Là est la libération, dans un jeu de "cache-cache" à vivre au quotidien …


Bien à vous.
Jeff

Carmilla Le Golem a dit…

Merci Jeff,

Je suis d'accord; cependant, je ne parlais pas seulement du problème de la beauté mais plus généralement du regard des autres, rarement bienveillant et souvent destructeur.

Bien à vous

Carmilla

KOGAN a dit…

Du regard des autres....


Il est bien des endroits où la pleine franchise
deviendrait ridicule et serait peu permise ;
et parfois, n'en déplaise à votre austère honneur,
Il est bon de cacher ce qu'on a dans le coeur.
serait-il à propos et de la bienséance
de dire à mille gens tout ce que d'eux on pense ?
et quand on a quelqu'un qu'on hait ou qui déplaît,
lui doit-on déclarer la chose comme elle est ?

Le "Misanthrope" MOLIERE


Bien à vous

Richard a dit…

Bonjour dame Carmilla.

Ceux qui ont besoin de vendre, de conquérir, de posséder, de manipuler, de séduire ont besoin des regardes d'autrui; pour les autres, ils peuvent s'enfoncer dans la toundra, entre les lacs et les muskegs.
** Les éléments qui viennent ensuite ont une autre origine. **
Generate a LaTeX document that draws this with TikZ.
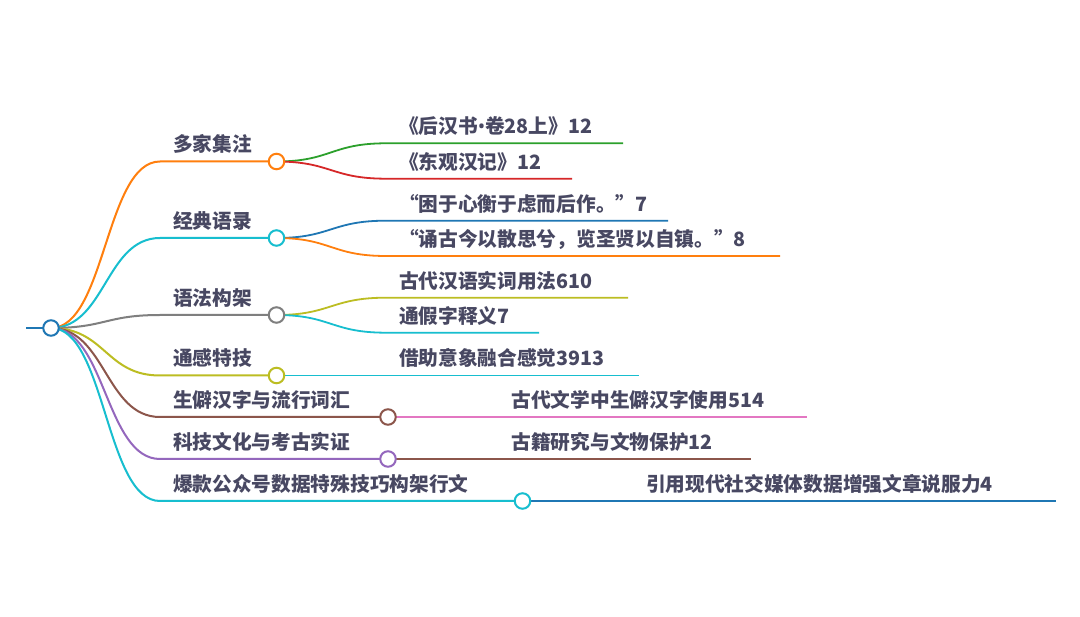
\documentclass[tikz,border=0pt]{standalone}
\usepackage{fontspec}
\setmainfont{Noto Sans CJK SC}
\newfontfamily\latinfont{Noto Sans}
\usetikzlibrary{backgrounds}
\definecolor{cblue}{HTML}{1F77B4}
\definecolor{corange}{HTML}{FF7F0E}
\definecolor{cgreen}{HTML}{2CA02C}
\definecolor{cred}{HTML}{D62728}
\definecolor{cpurple}{HTML}{9467BD}
\definecolor{cbrown}{HTML}{8C564B}
\definecolor{cpink}{HTML}{E377C2}
\definecolor{cgray}{HTML}{7F7F7F}
\definecolor{colive}{HTML}{BCBD22}
\definecolor{ccyan}{HTML}{17BECF}
\definecolor{txt}{RGB}{72,72,98}
\begin{document}
\begin{tikzpicture}[x=1pt,y=-1pt,
  lbl/.style={anchor=base west, inner sep=0pt, outer sep=0pt, text=txt,
    font=\fontsize{19.7}{22}\selectfont\bfseries},
  dot/.style={circle, draw=#1, fill=white, line width=2pt, minimum size=15.5pt, inner sep=0pt},
  linkA/.style={draw=#1, line width=2pt},
  linkB/.style={draw=#1, line width=1.8pt}]
\useasboundingbox (0,0) rectangle (1080,617);
% circles
\node[dot=cblue] (root) at (51,328) {};
\node[dot=corange] (A) at (276.5,161.5) {};
\node[dot=ccyan] (B) at (276.5,238) {};
\node[dot=cgray] (C) at (276.5,315) {};
\node[dot=colive] (D) at (276.5,375.5) {};
\node[dot=cbrown] (E) at (388,417) {};
\node[dot=cpurple] (F) at (388,459) {};
\node[dot=ccyan] (G) at (522.5,501) {};
% level-1 line starts
\coordinate (r0) at (26,328);
\coordinate (sA) at (160,161.5);
\coordinate (sB) at (160,238);
\coordinate (sC) at (160,315);
\coordinate (sD) at (160,375.5);
\coordinate (sE) at (160,417);
\coordinate (sF) at (160,459);
\coordinate (sG) at (160,501);
% child line starts and ends
\coordinate (sA1) at (386,143.3);   \coordinate (eA1) at (623,143.3);
\coordinate (sA2) at (386,178.7);   \coordinate (eA2) at (572,178.7);
\coordinate (sB1) at (386,220.7);   \coordinate (eB1) at (668,220.7);
\coordinate (sB2) at (386,256);     \coordinate (eB2) at (780,256);
\coordinate (sC1) at (386,297.7);   \coordinate (eC1) at (628,297.7);
\coordinate (sC2) at (386,332.7);   \coordinate (eC2) at (539,332.7);
\coordinate (eD1) at (639,375.5);
\coordinate (eE1) at (807,417);
\coordinate (eF1) at (751,459);
\coordinate (eG1) at (1056,501);
% texts
\node[lbl] (tA) at (173,152) {多家集注};
\node[lbl] (tB) at (173,228.5) {经典语录};
\node[lbl] (tC) at (173,305.5) {语法构架};
\node[lbl] (tD) at (173,366) {通感特技};
\node[lbl] (tE) at (173,407.5) {生僻汉字与流行词汇};
\node[lbl] (tF) at (173,449.5) {科技文化与考古实证};
\node[lbl] (tG) at (173,491.5) {爆款公众号数据特殊技巧构架行文};
\node[lbl] (tA1) at (399,133.8) {《后汉书{\latinfont\bfseries •}卷28上》12};
\node[lbl] (tA2) at (399,169.2) {《东观汉记》12};
\node[lbl] (tB1) at (399,211.2) {“困于心衡于虑而后作。”7};
\node[lbl] (tB2) at (399,246.5) {“诵古今以散思兮，览圣贤以自镇。”8};
\node[lbl] (tC1) at (399,288.2) {古代汉语实词用法610};
\node[lbl] (tC2) at (399,323.2) {通假字释义7};
\node[lbl] (tD1) at (399,366) {借助意象融合感觉3913};
\node[lbl] (tE1) at (511.5,407.5) {古代文学中生僻汉字使用514};
\node[lbl] (tF1) at (511.5,449.5) {古籍研究与文物保护12};
\node[lbl] (tG1) at (646,491.5) {引用现代社交媒体数据增强文章说服力4};
% connectors
\begin{scope}[on background layer]
\fill[white] (0,0) rectangle (1080,617);
\draw[linkA=cblue] (r0) -- (root.center);
\draw[linkA=corange] (root.center) .. controls (105.5,328) and (105.5,161.5) .. (sA) -- (A.center);
\draw[linkA=ccyan] (root.center) .. controls (105.5,328) and (105.5,238) .. (sB) -- (B.center);
\draw[linkA=cgray] (root.center) .. controls (105.5,328) and (105.5,315) .. (sC) -- (C.center);
\draw[linkA=colive] (root.center) .. controls (105.5,328) and (105.5,375.5) .. (sD) -- (D.center);
\draw[linkA=cbrown] (root.center) .. controls (105.5,328) and (105.5,417) .. (sE) -- (E.center);
\draw[linkA=cpurple] (root.center) .. controls (105.5,328) and (105.5,459) .. (sF) -- (F.center);
\draw[linkA=ccyan] (root.center) .. controls (105.5,328) and (105.5,501) .. (sG) -- (G.center);
\draw[linkB=cgreen] (A.center) .. controls (331,161.5) and (331,143.3) .. (sA1) -- (eA1);
\draw[linkB=cred] (A.center) .. controls (331,161.5) and (331,178.7) .. (sA2) -- (eA2);
\draw[linkB=cblue] (B.center) .. controls (331,238) and (331,220.7) .. (sB1) -- (eB1);
\draw[linkB=corange] (B.center) .. controls (331,238) and (331,256) .. (sB2) -- (eB2);
\draw[linkB=colive] (C.center) .. controls (331,315) and (331,297.7) .. (sC1) -- (eC1);
\draw[linkB=ccyan] (C.center) .. controls (331,315) and (331,332.7) .. (sC2) -- (eC2);
\draw[linkB=ccyan] (D.center) -- (eD1);
\draw[linkB=cpink] (E.center) -- (eE1);
\draw[linkB=cbrown] (F.center) -- (eF1);
\draw[linkB=cblue] (G.center) -- (eG1);
\end{scope}
\end{tikzpicture}
\end{document}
S'affranchir est un exercice périlleux. Cela n'est pas donné à tout le monde.

Mais, lorsqu'on y arrive et surtout lorsqu'on s'y maintient : Quelle libération !

Cela ne signifie pas de refuser l'humanité, seulement de ne pas accepter de le porter sur son dos, de ne pas plier sous les regards d'airain, de ne pas se soumettre, de ne pas attendre la gratification de ce regard qui pèse. Effectivement, il y a une grande différence entre le regard du chasseur et celui du tueur. Le tueur ne ramasse pas son gibier, il le laisse pourrir.

Richard St-Laurent

Carmilla Le Golem a dit…

Merci Richard,

Etre libéré du regard de l'autre, ça fait effectivement rêver. On peut croire qu'on arrive, ainsi, à conquérir une certaine liberté. Mais est-ce vraiment possible ? Et puis est-ce qu'on ne sombre pas dans la folie à force de solitude ? L'autre, ça vous emprisonne, vous normalise mais ça vous permet aussi de vous dépasser.